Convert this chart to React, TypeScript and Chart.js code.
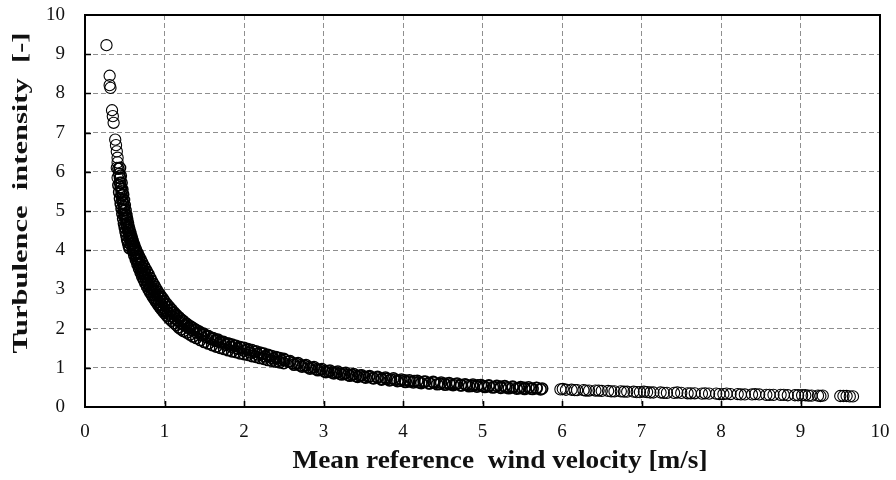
import { useEffect, useRef } from "react";
import { Chart, registerables } from "chart.js";

Chart.register(...registerables);

// Mean reference wind velocity [m/s] — core run of measurements
const windVelocity = [
  0.27, 0.31, 0.31, 0.32, 0.34, 0.35, 0.36, 0.38, 0.39, 0.40,
  0.41, 0.41, 0.42, 0.43, 0.44, 0.44, 0.45, 0.46, 0.46, 0.47,
  0.48, 0.49, 0.49, 0.50, 0.51, 0.52, 0.52, 0.53, 0.54, 0.55,
  0.56, 0.57, 0.58, 0.59,
  0.60, 0.61, 0.62, 0.63, 0.64, 0.65, 0.66, 0.67, 0.68, 0.69,
  0.70, 0.71, 0.72, 0.73, 0.74, 0.75, 0.76, 0.77, 0.78, 0.79,
  0.80, 0.82, 0.83, 0.84, 0.85, 0.87, 0.88, 0.90, 0.91, 0.93,
  0.94, 0.96, 0.97, 0.99, 1.00, 1.02, 1.03, 1.05, 1.07, 1.09,
  1.11, 1.13, 1.15, 1.17, 1.19, 1.21, 1.23, 1.25, 1.28, 1.30,
  1.33, 1.35, 1.38, 1.40, 1.43, 1.46, 1.49, 1.52, 1.55, 1.58,
  1.61, 1.64, 1.67, 1.70, 1.74, 1.77, 1.81, 1.84, 1.88, 1.92,
  1.96, 2.00, 2.04, 2.08, 2.13, 2.17, 2.22, 2.26, 2.31, 2.36,
  2.41, 2.46, 2.51,
  2.56, 2.61, 2.66, 2.71, 2.76, 2.81, 2.86, 2.91, 2.96, 3.01,
  3.06, 3.11, 3.16, 3.21, 3.26, 3.31, 3.36, 3.41, 3.46, 3.51,
  3.57, 3.62, 3.68, 3.73, 3.79, 3.85, 3.90, 3.96, 4.02, 4.08,
  4.14, 4.20, 4.26, 4.33, 4.39, 4.46, 4.52, 4.59, 4.66, 4.73,
  4.80, 4.87, 4.94, 5.01, 5.08, 5.15, 5.23, 5.30, 5.38, 5.46,
  5.53, 5.61, 5.68, 5.75,
  5.98, 6.05, 6.12, 6.19, 6.27, 6.34, 6.42, 6.50, 6.58, 6.66,
  6.74, 6.82, 6.90, 6.98, 7.07, 7.15, 7.24, 7.32, 7.41, 7.50,
  7.58, 7.67, 7.76, 7.85, 7.94, 8.03, 8.12, 8.21, 8.30, 8.39,
  8.48, 8.57, 8.66, 8.75, 8.84, 8.93, 9.02, 9.10, 9.22, 9.28,
  9.50, 9.58, 9.66,
];

// Turbulence intensity [-] — core run of measurements
const turbulenceIntensity = [
  9.23, 8.45, 8.21, 8.14, 7.57, 7.42, 7.25, 6.82, 6.68, 6.52,
  6.36, 6.24, 6.08, 5.95, 5.84, 5.72, 5.61, 5.50, 5.40, 5.30,
  5.20, 5.10, 5.01, 4.92, 4.84, 4.75, 4.67, 4.59, 4.51, 4.44,
  4.37, 4.30, 4.23, 4.17,
  4.17, 4.02, 4.08, 3.90, 3.95, 3.78, 3.84, 3.68, 3.74, 3.58,
  3.64, 3.49, 3.55, 3.40, 3.47, 3.32, 3.38, 3.24, 3.30, 3.16,
  3.22, 3.05, 3.12, 2.96, 3.03, 2.86, 2.94, 2.76, 2.85, 2.68,
  2.77, 2.60, 2.69, 2.52, 2.62, 2.45, 2.55, 2.39, 2.46, 2.32,
  2.39, 2.26, 2.32, 2.20, 2.26, 2.14, 2.20, 2.09, 2.12, 2.02,
  2.05, 1.96, 1.98, 1.90, 1.93, 1.84, 1.87, 1.79, 1.81, 1.74,
  1.76, 1.69, 1.72, 1.65, 1.66, 1.59, 1.61, 1.54, 1.56, 1.49,
  1.51, 1.44, 1.46, 1.39, 1.41, 1.34, 1.36, 1.29, 1.31, 1.24,
  1.26, 1.19, 1.20,
  1.16, 1.12, 1.10, 1.06, 1.05, 1.01, 1.00, 0.96, 0.95, 0.91,
  0.91, 0.88, 0.88, 0.85, 0.85, 0.82, 0.82, 0.79, 0.80, 0.77,
  0.77, 0.74, 0.75, 0.72, 0.72, 0.70, 0.70, 0.67, 0.68, 0.65,
  0.66, 0.63, 0.64, 0.61, 0.62, 0.59, 0.60, 0.58, 0.58, 0.56,
  0.56, 0.54, 0.55, 0.53, 0.53, 0.51, 0.52, 0.50, 0.50, 0.48,
  0.49, 0.47, 0.48, 0.47,
  0.45, 0.44, 0.44, 0.43, 0.43, 0.42, 0.42, 0.41, 0.41, 0.40,
  0.40, 0.39, 0.39, 0.38, 0.38, 0.37, 0.37, 0.36, 0.36, 0.36,
  0.35, 0.35, 0.34, 0.34, 0.34, 0.33, 0.33, 0.33, 0.32, 0.32,
  0.32, 0.31, 0.31, 0.31, 0.30, 0.30, 0.30, 0.29, 0.29, 0.29,
  0.28, 0.28, 0.27,
];

// Samples lying on the upper / right side of the cloud
const windVelocityUpper = [
  0.44, 0.45, 0.46, 0.47, 0.48, 0.49, 0.50, 0.51, 0.52, 0.53,
  0.54, 0.55, 0.56, 0.57, 0.58, 0.59, 0.60, 0.61,
  0.62, 0.64, 0.66, 0.68, 0.70, 0.72, 0.74, 0.76, 0.78, 0.80,
  0.82, 0.84, 0.86, 0.88, 0.90, 0.92, 0.94, 0.96, 0.98, 1.00,
  1.03, 1.06, 1.09, 1.12, 1.15, 1.18, 1.21, 1.24, 1.28, 1.32,
  1.36, 1.40, 1.45, 1.50, 1.55, 1.60, 1.65, 1.70, 1.75, 1.80,
  1.85, 1.90, 1.95, 2.00, 2.05, 2.10, 2.15, 2.20, 2.25, 2.30,
  2.35, 2.40, 2.45, 2.50,
  2.58, 2.68, 2.78, 2.88, 2.98, 3.08, 3.18, 3.28, 3.38, 3.48,
  3.58, 3.68, 3.78, 3.88, 3.98, 4.08, 4.18, 4.28, 4.38, 4.48,
  4.58, 4.68, 4.78, 4.88, 4.98, 5.08, 5.18, 5.28, 5.38, 5.48,
  5.58, 5.68,
  6.01, 6.16, 6.30, 6.46, 6.62, 6.78, 6.94, 7.03, 7.11, 7.28,
  7.45, 7.62, 7.80, 7.98, 8.07, 8.25, 8.43, 8.61, 8.79, 8.97,
  9.06, 9.14, 9.25, 9.54, 9.62,
];

const turbulenceUpper = [
  6.10, 5.90, 5.72, 5.55, 5.42, 5.28, 5.15, 5.02, 4.90, 4.80,
  4.70, 4.60, 4.52, 4.44, 4.36, 4.30, 4.24, 4.17,
  4.12, 4.02, 3.93, 3.84, 3.76, 3.68, 3.60, 3.52, 3.45, 3.38,
  3.29, 3.21, 3.14, 3.07, 3.00, 2.93, 2.87, 2.81, 2.76, 2.70,
  2.62, 2.55, 2.48, 2.41, 2.35, 2.29, 2.23, 2.18, 2.11, 2.06,
  2.01, 1.96, 1.90, 1.85, 1.80, 1.75, 1.71, 1.67, 1.64, 1.62,
  1.59, 1.56, 1.53, 1.51, 1.48, 1.45, 1.42, 1.39, 1.36, 1.33,
  1.30, 1.27, 1.25, 1.23,
  1.17, 1.12, 1.07, 1.02, 0.97, 0.93, 0.90, 0.87, 0.84, 0.81,
  0.79, 0.77, 0.75, 0.73, 0.70, 0.68, 0.67, 0.65, 0.64, 0.62,
  0.61, 0.60, 0.58, 0.57, 0.56, 0.55, 0.54, 0.53, 0.52, 0.51,
  0.50, 0.49,
  0.46, 0.43, 0.42, 0.42, 0.40, 0.39, 0.38, 0.39, 0.37, 0.36,
  0.37, 0.35, 0.35, 0.33, 0.34, 0.32, 0.33, 0.31, 0.31, 0.30,
  0.30, 0.29, 0.28, 0.28, 0.27,
];

// Samples lying on the lower / left side of the cloud
const windVelocityLower = [
  0.40, 0.41, 0.42, 0.43, 0.44, 0.45, 0.46, 0.47, 0.48, 0.49,
  0.50, 0.51, 0.52, 0.53, 0.54, 0.55, 0.56,
  0.58, 0.60, 0.62, 0.64, 0.66, 0.68, 0.70, 0.72, 0.74, 0.76,
  0.78, 0.80, 0.82, 0.84, 0.86, 0.88, 0.90, 0.92, 0.94, 0.96,
  0.98, 1.00, 1.03, 1.06, 1.09, 1.12, 1.15, 1.18, 1.21, 1.24,
  1.28, 1.32, 1.36, 1.40, 1.45, 1.50, 1.55, 1.60, 1.65, 1.70,
  1.75, 1.80, 1.85, 1.90, 1.95, 2.00, 2.05, 2.10, 2.15, 2.20,
  2.25, 2.30, 2.35, 2.40, 2.45, 2.50,
  2.63, 2.73, 2.83, 2.93, 3.03, 3.13, 3.23, 3.33, 3.43, 3.53,
  3.63, 3.73, 3.83, 3.93, 4.03, 4.13, 4.23, 4.33, 4.43, 4.53,
  4.63, 4.73, 4.83, 4.93, 5.03, 5.13, 5.23, 5.33, 5.43, 5.53,
  5.63, 5.73,
];

const turbulenceLower = [
  6.10, 5.85, 5.66, 5.48, 5.32, 5.18, 5.06, 4.93, 4.80, 4.68,
  4.58, 4.47, 4.38, 4.28, 4.20, 4.12, 4.05,
  4.14, 4.00, 3.87, 3.75, 3.64, 3.53, 3.43, 3.33, 3.24, 3.16,
  3.08, 3.00, 2.93, 2.86, 2.79, 2.73, 2.67, 2.61, 2.55, 2.50,
  2.45, 2.40, 2.33, 2.26, 2.20, 2.14, 2.09, 2.03, 1.98, 1.94,
  1.90, 1.85, 1.80, 1.76, 1.71, 1.66, 1.62, 1.58, 1.54, 1.51,
  1.48, 1.45, 1.42, 1.40, 1.37, 1.35, 1.33, 1.30, 1.28, 1.25,
  1.23, 1.20, 1.18, 1.16, 1.14, 1.12,
  1.08, 1.03, 0.98, 0.94, 0.89, 0.86, 0.83, 0.80, 0.77, 0.75,
  0.73, 0.70, 0.68, 0.66, 0.64, 0.63, 0.61, 0.60, 0.58, 0.57,
  0.56, 0.55, 0.53, 0.52, 0.51, 0.50, 0.49, 0.48, 0.47, 0.46,
  0.46, 0.45,
];

const axisMin = 0;
const axisMax = 10;
const tickStep = 1;

const xAxisTitle = "Mean reference  wind velocity [m/s]";
const yAxisTitle = "Turbulence  intensity  [-]";

const SERIF = "'Liberation Serif', 'Times New Roman', serif";

// Black frame round the plot area with short inward tick marks.
const framePlugin = {
  id: "frame",
  beforeDatasetsDraw(chart: any) {
    const { ctx, chartArea: a, scales } = chart;
    ctx.save();
    ctx.strokeStyle = "#000";
    ctx.lineWidth = 2;
    ctx.strokeRect(a.left, a.top, a.right - a.left, a.bottom - a.top);
    ctx.lineWidth = 1.6;
    ctx.beginPath();
    for (let v = axisMin + tickStep; v < axisMax; v += tickStep) {
      const x = Math.round(scales.x.getPixelForValue(v)) + 0.5;
      ctx.moveTo(x, a.bottom);
      ctx.lineTo(x, a.bottom - 6);
      const y = Math.round(scales.y.getPixelForValue(v)) + 0.5;
      ctx.moveTo(a.left, y);
      ctx.lineTo(a.left + 6, y);
    }
    ctx.stroke();
    ctx.restore();
  },
  afterDraw(chart: any) {
    const { ctx } = chart;
    ctx.save();
    ctx.fillStyle = "#111";
    ctx.textAlign = "center";
    ctx.textBaseline = "alphabetic";

    // x-axis title
    ctx.font = `bold 26px ${SERIF}`;
    const wx = ctx.measureText(xAxisTitle).width;
    ctx.save();
    ctx.translate(500, 468);
    ctx.scale(415 / wx, 1);
    ctx.fillText(xAxisTitle, 0, 0);
    ctx.restore();

    // y-axis title, reading upwards
    ctx.font = `bold 21px ${SERIF}`;
    const wy = ctx.measureText(yAxisTitle).width;
    ctx.save();
    ctx.translate(27, 193);
    ctx.rotate(-Math.PI / 2);
    ctx.scale(321 / wy, 1);
    ctx.fillText(yAxisTitle, 0, 0);
    ctx.restore();

    ctx.restore();
  },
};

const toPoints = (xs: number[], ys: number[]) => xs.map((x, i) => ({ x, y: ys[i] }));

// Rings are drawn a touch heavier where the cloud is densest.
const ringWidth = (c: any) => (c.raw && c.raw.x > 0.41 && c.raw.x < 5.9 ? 1.5 : 1.1);

const markerStyle = {
  pointStyle: "circle",
  pointRadius: 5.6,
  pointBorderWidth: ringWidth,
  pointBorderColor: "#000",
  pointBackgroundColor: "rgba(0,0,0,0)",
  showLine: false,
};

export default function App() {
  const canvasRef = useRef<HTMLCanvasElement | null>(null);

  useEffect(() => {
    document.body.style.margin = "0";
    const canvas = canvasRef.current;
    if (!canvas) return;

    const tickFont = { family: SERIF, size: 19 };

    const chart = new Chart(canvas, {
      type: "scatter",
      data: {
        datasets: [
          { data: toPoints(windVelocity, turbulenceIntensity), ...markerStyle },
          { data: toPoints(windVelocityUpper, turbulenceUpper), ...markerStyle },
          { data: toPoints(windVelocityLower, turbulenceLower), ...markerStyle },
        ],
      },
      options: {
        responsive: false,
        animation: false,
        devicePixelRatio: 1,
        layout: { padding: { left: 0, right: 16, top: 15, bottom: 0 } },
        plugins: {
          legend: { display: false },
          tooltip: { enabled: false },
        },
        scales: {
          x: {
            type: "linear",
            min: axisMin,
            max: axisMax,
            afterFit: (scale: any) => {
              scale.height = 73;
              scale.paddingLeft = 0;
              scale.paddingRight = 0;
            },
            ticks: {
              stepSize: tickStep,
              padding: 14,
              font: tickFont,
              color: "#111",
              maxRotation: 0,
            },
            grid: {
              color: "#8f8f8f",
              lineWidth: 1,
              drawTicks: false,
            },
            border: { display: false, dash: [5, 3] },
          },
          y: {
            type: "linear",
            min: axisMin,
            max: axisMax,
            afterFit: (scale: any) => {
              scale.width = 85;
              scale.paddingTop = 0;
              scale.paddingBottom = 0;
            },
            ticks: {
              stepSize: tickStep,
              padding: 20,
              font: tickFont,
              color: "#111",
            },
            grid: {
              color: "#8f8f8f",
              lineWidth: 1,
              drawTicks: false,
            },
            border: { display: false, dash: [5, 3] },
          },
        },
      },
      plugins: [framePlugin],
    });

    return () => chart.destroy();
  }, []);

  return (
    <div style={{ width: 896, height: 480 }}>
      <canvas ref={canvasRef} width={896} height={480} style={{ display: "block" }} />
    </div>
  );
}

- - - -

- **Task objective**:
Go from the first line of the data above to the line containing "Chart.register(...registerables);" and retype exactly those lines, both included, but none of the pictures.

- **Complete response**:
Convert this chart to React, TypeScript and Chart.js code.
import { useEffect, useRef } from "react";
import { Chart, registerables } from "chart.js";

Chart.register(...registerables);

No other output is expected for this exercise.